** Written problem **
Narrow the data below down to the lines containing "chart".

** Records for this task **
::::::
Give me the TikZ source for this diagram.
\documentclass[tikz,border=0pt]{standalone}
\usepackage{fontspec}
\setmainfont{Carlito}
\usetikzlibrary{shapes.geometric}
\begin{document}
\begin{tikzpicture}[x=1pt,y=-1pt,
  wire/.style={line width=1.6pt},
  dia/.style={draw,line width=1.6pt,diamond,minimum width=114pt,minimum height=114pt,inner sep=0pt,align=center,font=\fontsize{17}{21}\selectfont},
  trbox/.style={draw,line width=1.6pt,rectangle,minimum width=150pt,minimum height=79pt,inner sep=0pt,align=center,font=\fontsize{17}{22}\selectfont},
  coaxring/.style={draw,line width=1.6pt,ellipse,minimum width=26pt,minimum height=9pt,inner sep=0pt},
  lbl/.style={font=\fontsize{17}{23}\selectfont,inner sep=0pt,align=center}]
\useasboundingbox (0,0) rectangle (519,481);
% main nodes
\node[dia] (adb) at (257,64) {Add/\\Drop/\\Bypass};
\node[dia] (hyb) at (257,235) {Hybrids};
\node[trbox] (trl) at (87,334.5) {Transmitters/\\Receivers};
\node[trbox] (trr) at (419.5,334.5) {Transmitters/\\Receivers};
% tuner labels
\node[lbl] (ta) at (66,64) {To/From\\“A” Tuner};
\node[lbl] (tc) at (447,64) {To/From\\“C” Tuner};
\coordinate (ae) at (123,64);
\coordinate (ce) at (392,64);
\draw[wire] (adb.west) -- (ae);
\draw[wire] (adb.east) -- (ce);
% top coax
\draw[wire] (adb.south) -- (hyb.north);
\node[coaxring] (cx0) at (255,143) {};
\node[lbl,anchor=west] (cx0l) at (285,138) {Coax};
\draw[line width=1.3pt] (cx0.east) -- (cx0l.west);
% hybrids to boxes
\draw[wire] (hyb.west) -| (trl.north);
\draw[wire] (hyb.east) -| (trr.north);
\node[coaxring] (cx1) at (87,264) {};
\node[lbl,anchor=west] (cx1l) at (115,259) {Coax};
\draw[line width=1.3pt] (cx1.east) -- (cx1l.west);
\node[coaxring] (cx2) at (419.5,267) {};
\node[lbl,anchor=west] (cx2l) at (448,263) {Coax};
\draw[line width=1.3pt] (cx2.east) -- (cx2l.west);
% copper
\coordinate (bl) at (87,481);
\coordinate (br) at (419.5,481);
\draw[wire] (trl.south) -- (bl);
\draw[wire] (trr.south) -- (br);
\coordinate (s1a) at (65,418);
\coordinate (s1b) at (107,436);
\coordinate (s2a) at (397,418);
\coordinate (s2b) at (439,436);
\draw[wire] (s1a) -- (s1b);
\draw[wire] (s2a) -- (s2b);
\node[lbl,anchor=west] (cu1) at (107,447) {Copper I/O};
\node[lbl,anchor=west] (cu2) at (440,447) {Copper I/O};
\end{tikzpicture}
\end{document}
::::::
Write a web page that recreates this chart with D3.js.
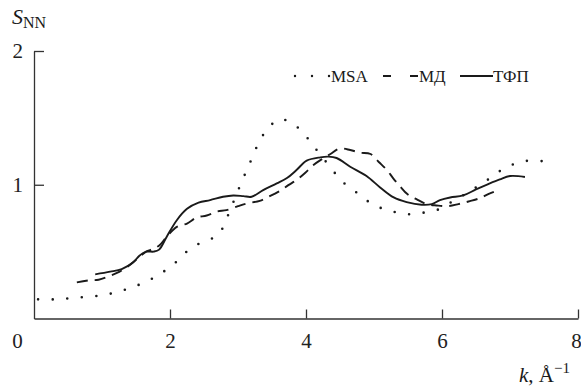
::::::
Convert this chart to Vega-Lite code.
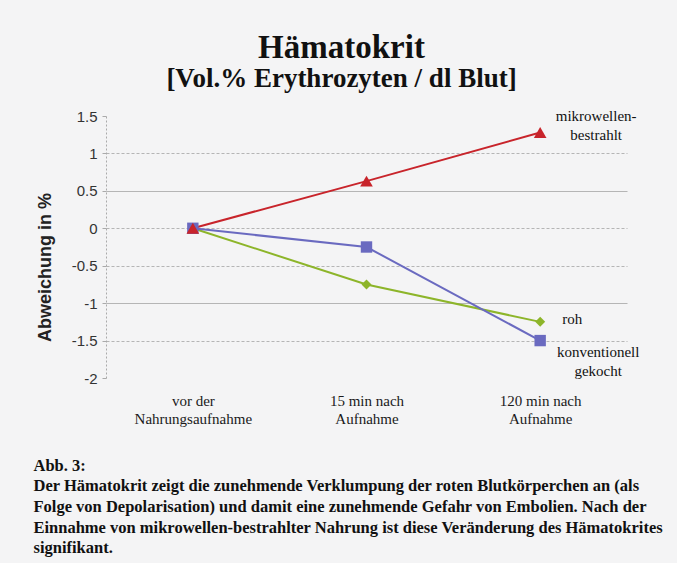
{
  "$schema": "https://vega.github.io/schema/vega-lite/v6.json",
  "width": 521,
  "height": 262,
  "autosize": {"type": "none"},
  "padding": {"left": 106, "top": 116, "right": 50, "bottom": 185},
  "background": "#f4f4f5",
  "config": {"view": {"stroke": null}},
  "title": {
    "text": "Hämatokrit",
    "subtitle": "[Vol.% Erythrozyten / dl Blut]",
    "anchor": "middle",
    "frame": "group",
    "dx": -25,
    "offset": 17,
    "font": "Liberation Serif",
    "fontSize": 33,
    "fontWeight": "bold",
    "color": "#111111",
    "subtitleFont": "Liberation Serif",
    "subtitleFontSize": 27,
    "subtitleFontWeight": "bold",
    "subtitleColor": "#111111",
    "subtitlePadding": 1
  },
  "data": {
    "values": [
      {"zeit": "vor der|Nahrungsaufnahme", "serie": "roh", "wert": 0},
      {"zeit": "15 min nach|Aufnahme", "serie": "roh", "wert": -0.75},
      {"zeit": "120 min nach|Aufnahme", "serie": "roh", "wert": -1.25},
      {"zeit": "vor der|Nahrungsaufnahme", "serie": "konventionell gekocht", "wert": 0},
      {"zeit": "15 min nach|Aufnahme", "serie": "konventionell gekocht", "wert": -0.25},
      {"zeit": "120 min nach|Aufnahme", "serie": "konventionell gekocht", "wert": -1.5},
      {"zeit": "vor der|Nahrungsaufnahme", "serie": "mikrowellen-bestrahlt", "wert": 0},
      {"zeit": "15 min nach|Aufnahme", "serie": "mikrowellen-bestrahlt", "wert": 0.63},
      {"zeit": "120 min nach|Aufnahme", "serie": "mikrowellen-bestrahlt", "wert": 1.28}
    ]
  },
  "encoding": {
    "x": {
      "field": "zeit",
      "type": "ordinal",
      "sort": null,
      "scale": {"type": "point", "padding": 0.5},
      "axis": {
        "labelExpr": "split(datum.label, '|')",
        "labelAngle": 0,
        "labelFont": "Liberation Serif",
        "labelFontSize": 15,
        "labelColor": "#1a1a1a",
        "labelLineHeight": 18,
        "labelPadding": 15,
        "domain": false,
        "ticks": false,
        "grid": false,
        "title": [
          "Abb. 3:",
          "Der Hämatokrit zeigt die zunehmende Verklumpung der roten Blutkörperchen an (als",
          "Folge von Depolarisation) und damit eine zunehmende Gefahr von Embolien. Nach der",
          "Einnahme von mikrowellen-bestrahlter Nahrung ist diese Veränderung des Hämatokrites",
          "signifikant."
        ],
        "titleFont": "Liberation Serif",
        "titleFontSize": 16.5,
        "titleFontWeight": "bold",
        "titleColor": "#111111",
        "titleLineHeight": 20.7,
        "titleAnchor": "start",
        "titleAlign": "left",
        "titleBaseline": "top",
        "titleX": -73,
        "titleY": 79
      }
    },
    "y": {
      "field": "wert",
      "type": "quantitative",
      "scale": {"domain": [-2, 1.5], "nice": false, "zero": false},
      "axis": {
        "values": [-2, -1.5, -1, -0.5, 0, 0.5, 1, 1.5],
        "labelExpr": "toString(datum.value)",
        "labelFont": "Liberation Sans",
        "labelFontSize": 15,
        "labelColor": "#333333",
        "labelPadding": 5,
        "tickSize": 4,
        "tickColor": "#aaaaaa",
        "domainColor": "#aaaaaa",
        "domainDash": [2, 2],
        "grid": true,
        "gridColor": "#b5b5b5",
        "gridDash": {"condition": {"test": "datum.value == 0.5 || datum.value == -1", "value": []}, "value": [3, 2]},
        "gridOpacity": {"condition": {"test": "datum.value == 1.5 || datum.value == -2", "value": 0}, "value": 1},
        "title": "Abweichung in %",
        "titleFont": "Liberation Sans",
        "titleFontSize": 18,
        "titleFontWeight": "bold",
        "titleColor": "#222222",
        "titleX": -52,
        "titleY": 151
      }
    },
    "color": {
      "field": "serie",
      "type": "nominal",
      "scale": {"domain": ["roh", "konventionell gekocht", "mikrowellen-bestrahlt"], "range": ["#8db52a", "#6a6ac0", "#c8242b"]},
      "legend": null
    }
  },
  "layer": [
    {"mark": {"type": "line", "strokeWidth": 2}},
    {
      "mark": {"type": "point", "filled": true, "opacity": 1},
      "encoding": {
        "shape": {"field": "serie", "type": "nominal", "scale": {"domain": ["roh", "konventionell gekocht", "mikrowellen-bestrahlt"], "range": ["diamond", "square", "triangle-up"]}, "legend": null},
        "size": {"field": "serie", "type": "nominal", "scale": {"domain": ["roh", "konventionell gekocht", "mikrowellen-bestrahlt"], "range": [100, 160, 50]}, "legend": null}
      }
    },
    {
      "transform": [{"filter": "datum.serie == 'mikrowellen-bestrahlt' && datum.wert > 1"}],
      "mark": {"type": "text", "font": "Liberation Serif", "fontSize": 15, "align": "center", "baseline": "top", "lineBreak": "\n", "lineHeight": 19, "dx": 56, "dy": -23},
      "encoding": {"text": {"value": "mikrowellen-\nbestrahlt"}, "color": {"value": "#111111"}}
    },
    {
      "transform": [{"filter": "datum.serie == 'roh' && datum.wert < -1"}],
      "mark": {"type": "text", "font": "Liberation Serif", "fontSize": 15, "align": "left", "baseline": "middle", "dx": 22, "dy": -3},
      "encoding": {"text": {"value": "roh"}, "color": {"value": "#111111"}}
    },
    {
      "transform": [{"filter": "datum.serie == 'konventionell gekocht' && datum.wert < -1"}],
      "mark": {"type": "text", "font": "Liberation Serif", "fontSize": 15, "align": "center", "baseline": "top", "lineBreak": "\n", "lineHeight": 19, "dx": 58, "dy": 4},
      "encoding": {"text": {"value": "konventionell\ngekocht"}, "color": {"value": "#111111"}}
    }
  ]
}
::::::
** Problem solution **
Write a web page that recreates this chart with D3.js.
Convert this chart to Vega-Lite code.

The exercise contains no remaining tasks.